- **SUPPLIED INFORMATION**:
------------------------
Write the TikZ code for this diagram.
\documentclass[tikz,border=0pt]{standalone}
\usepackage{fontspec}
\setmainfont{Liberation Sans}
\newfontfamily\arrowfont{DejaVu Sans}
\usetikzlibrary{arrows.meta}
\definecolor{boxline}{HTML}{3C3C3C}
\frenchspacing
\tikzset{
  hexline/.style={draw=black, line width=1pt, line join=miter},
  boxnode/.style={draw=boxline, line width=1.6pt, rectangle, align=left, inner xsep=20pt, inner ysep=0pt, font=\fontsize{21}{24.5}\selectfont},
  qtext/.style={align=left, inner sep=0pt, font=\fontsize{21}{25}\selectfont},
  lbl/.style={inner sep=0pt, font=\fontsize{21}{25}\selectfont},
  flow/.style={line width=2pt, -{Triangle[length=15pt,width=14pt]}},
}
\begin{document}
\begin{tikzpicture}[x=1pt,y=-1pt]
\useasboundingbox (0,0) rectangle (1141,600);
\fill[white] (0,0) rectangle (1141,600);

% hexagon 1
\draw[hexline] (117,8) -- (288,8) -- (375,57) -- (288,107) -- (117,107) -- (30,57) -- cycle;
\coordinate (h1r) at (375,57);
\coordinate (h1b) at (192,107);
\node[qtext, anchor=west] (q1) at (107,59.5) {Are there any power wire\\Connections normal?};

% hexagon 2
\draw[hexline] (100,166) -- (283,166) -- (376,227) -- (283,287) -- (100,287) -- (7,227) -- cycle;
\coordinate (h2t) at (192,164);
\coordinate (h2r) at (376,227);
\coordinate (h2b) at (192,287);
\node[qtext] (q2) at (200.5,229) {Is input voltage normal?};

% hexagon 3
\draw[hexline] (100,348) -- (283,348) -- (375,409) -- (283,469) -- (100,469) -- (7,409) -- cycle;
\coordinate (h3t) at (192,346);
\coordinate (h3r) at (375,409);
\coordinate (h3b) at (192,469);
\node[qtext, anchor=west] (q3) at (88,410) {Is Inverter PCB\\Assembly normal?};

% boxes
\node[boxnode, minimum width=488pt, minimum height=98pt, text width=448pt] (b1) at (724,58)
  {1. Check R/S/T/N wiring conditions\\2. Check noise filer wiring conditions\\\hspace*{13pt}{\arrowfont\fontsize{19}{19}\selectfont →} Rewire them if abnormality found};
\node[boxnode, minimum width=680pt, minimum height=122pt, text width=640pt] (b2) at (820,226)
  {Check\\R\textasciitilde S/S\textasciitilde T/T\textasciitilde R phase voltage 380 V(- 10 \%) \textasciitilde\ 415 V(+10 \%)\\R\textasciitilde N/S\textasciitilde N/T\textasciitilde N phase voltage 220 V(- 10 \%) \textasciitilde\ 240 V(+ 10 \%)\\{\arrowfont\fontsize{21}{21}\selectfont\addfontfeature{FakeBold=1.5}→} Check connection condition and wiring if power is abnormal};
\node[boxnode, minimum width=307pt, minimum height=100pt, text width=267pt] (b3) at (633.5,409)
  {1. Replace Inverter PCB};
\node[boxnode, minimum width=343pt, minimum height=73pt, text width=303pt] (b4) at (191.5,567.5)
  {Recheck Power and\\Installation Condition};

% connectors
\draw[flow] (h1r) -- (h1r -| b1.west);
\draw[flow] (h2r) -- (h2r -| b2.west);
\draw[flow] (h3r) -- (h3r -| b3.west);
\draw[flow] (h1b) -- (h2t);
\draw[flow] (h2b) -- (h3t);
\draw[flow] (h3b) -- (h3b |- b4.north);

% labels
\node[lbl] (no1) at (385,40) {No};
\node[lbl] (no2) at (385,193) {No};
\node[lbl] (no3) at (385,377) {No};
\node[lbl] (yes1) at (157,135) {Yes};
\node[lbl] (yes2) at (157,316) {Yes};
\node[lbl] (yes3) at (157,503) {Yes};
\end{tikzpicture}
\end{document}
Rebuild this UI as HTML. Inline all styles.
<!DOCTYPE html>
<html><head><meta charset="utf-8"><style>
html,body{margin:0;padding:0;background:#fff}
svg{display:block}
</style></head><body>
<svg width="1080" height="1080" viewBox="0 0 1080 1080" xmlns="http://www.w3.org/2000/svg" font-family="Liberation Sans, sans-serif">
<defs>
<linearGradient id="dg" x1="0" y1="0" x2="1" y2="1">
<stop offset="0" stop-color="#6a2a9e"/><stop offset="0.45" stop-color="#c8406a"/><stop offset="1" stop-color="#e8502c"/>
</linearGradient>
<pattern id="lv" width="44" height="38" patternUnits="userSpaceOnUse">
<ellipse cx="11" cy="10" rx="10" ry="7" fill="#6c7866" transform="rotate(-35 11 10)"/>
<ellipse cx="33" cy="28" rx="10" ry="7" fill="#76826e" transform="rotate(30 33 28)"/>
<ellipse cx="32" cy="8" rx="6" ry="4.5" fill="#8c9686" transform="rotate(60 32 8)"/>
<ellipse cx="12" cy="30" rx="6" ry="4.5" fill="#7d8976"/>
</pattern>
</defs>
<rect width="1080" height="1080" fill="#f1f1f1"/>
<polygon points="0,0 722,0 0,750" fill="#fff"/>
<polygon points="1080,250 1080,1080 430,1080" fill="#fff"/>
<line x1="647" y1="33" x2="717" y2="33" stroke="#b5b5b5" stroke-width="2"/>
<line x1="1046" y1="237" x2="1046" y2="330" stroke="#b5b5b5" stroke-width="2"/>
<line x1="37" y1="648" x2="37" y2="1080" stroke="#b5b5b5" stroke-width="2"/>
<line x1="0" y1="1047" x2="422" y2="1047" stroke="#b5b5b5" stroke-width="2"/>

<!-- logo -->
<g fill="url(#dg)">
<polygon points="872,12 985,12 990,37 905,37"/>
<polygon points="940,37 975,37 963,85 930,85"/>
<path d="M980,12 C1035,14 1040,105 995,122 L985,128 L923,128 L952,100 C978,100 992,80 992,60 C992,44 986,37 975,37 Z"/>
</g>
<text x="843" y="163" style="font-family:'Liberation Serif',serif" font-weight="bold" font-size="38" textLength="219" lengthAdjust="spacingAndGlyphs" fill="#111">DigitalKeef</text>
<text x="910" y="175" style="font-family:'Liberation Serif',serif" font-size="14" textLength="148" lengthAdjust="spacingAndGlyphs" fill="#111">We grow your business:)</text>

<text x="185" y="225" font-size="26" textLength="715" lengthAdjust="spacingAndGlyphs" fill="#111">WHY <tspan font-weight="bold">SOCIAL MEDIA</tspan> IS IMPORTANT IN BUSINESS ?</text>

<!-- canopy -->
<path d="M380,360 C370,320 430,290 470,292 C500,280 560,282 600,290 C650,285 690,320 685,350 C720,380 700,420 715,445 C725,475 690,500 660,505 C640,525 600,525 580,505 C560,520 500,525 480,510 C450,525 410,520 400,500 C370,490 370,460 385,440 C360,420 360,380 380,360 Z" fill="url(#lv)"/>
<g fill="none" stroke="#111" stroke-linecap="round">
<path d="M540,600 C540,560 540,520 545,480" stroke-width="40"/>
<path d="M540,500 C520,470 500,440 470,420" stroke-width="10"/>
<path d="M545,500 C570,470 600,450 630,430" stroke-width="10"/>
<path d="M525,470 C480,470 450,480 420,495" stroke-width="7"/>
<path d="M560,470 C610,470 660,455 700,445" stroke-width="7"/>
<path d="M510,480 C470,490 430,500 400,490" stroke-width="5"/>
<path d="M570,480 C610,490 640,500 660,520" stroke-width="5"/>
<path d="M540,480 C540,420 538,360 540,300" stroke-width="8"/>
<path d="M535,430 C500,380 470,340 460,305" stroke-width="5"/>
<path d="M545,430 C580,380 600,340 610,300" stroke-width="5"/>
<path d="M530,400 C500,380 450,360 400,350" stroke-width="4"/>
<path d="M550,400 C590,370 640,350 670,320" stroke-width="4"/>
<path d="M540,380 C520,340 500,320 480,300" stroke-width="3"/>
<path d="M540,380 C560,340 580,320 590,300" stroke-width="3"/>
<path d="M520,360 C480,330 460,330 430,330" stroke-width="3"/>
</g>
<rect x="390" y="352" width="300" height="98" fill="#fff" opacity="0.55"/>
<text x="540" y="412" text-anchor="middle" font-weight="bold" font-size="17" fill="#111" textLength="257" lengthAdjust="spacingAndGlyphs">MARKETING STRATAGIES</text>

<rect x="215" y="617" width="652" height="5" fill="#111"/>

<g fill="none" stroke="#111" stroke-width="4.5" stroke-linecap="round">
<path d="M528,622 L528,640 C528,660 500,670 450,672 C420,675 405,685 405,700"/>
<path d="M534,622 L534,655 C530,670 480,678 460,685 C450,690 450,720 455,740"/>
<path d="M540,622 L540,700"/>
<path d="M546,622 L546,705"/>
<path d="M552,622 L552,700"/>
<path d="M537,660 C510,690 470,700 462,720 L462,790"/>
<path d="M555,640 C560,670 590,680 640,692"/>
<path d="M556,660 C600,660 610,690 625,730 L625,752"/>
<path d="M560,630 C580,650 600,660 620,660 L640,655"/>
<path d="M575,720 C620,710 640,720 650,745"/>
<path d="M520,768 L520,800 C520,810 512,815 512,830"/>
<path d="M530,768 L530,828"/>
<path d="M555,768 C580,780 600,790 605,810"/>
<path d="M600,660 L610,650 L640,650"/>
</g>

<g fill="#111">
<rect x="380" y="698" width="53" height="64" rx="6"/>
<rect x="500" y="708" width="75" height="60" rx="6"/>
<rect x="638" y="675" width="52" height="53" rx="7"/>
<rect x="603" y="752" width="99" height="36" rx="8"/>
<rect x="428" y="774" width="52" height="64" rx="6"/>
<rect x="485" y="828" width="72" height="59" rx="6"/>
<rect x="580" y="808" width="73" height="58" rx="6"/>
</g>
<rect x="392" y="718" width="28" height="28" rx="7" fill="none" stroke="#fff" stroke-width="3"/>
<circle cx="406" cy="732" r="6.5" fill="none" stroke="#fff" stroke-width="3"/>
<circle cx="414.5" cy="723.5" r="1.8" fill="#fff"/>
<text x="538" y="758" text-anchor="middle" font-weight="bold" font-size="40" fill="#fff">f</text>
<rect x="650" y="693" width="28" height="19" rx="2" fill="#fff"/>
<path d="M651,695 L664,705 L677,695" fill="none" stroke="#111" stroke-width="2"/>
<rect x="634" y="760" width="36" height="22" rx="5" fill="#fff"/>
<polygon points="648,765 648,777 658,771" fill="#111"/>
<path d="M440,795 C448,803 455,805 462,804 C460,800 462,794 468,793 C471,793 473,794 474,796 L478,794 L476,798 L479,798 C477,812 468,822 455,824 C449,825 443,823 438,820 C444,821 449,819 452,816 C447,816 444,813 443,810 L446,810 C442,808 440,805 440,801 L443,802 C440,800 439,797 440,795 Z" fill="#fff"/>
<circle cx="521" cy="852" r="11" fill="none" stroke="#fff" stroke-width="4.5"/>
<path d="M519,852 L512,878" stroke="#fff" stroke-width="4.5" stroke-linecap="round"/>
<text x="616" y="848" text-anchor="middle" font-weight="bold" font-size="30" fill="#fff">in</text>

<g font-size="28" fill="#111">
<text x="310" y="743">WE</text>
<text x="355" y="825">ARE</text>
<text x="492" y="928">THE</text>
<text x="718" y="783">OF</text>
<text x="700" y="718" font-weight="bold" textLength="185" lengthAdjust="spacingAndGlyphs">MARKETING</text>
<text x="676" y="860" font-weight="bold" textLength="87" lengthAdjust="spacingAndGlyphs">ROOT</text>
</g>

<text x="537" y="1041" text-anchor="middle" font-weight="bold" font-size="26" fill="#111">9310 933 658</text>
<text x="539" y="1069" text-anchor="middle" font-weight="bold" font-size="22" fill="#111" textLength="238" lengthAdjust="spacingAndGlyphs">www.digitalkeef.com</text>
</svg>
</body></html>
------------------------
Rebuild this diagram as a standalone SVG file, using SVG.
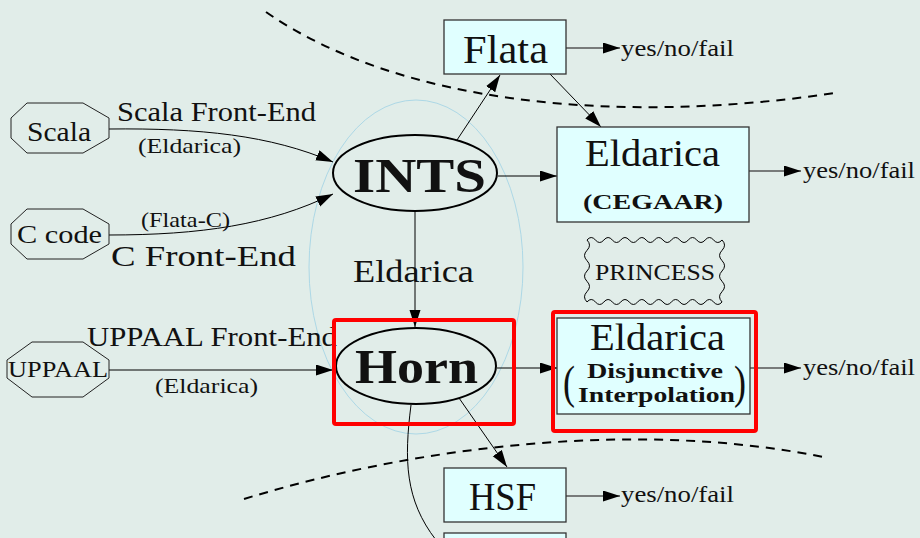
------------------------
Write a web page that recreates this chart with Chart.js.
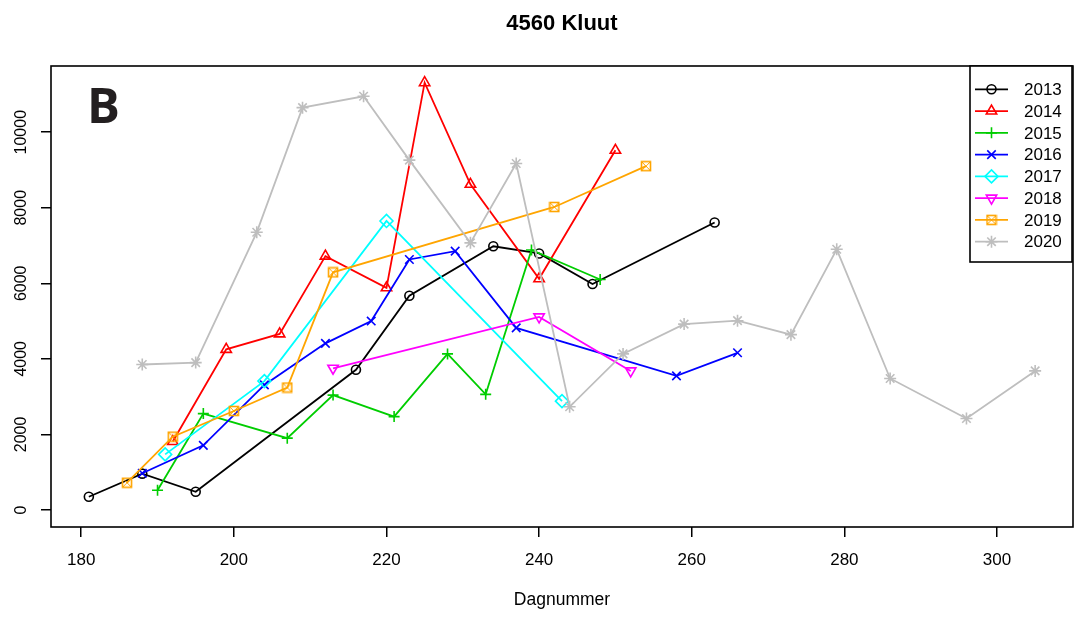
------------------------
From the data, list each line in which the string "this" appears.

Write the TikZ code for this diagram.
Rebuild this UI as HTML. Inline all styles.
Rebuild this diagram as a standalone SVG file, using SVG.
Write a web page that recreates this chart with Chart.js.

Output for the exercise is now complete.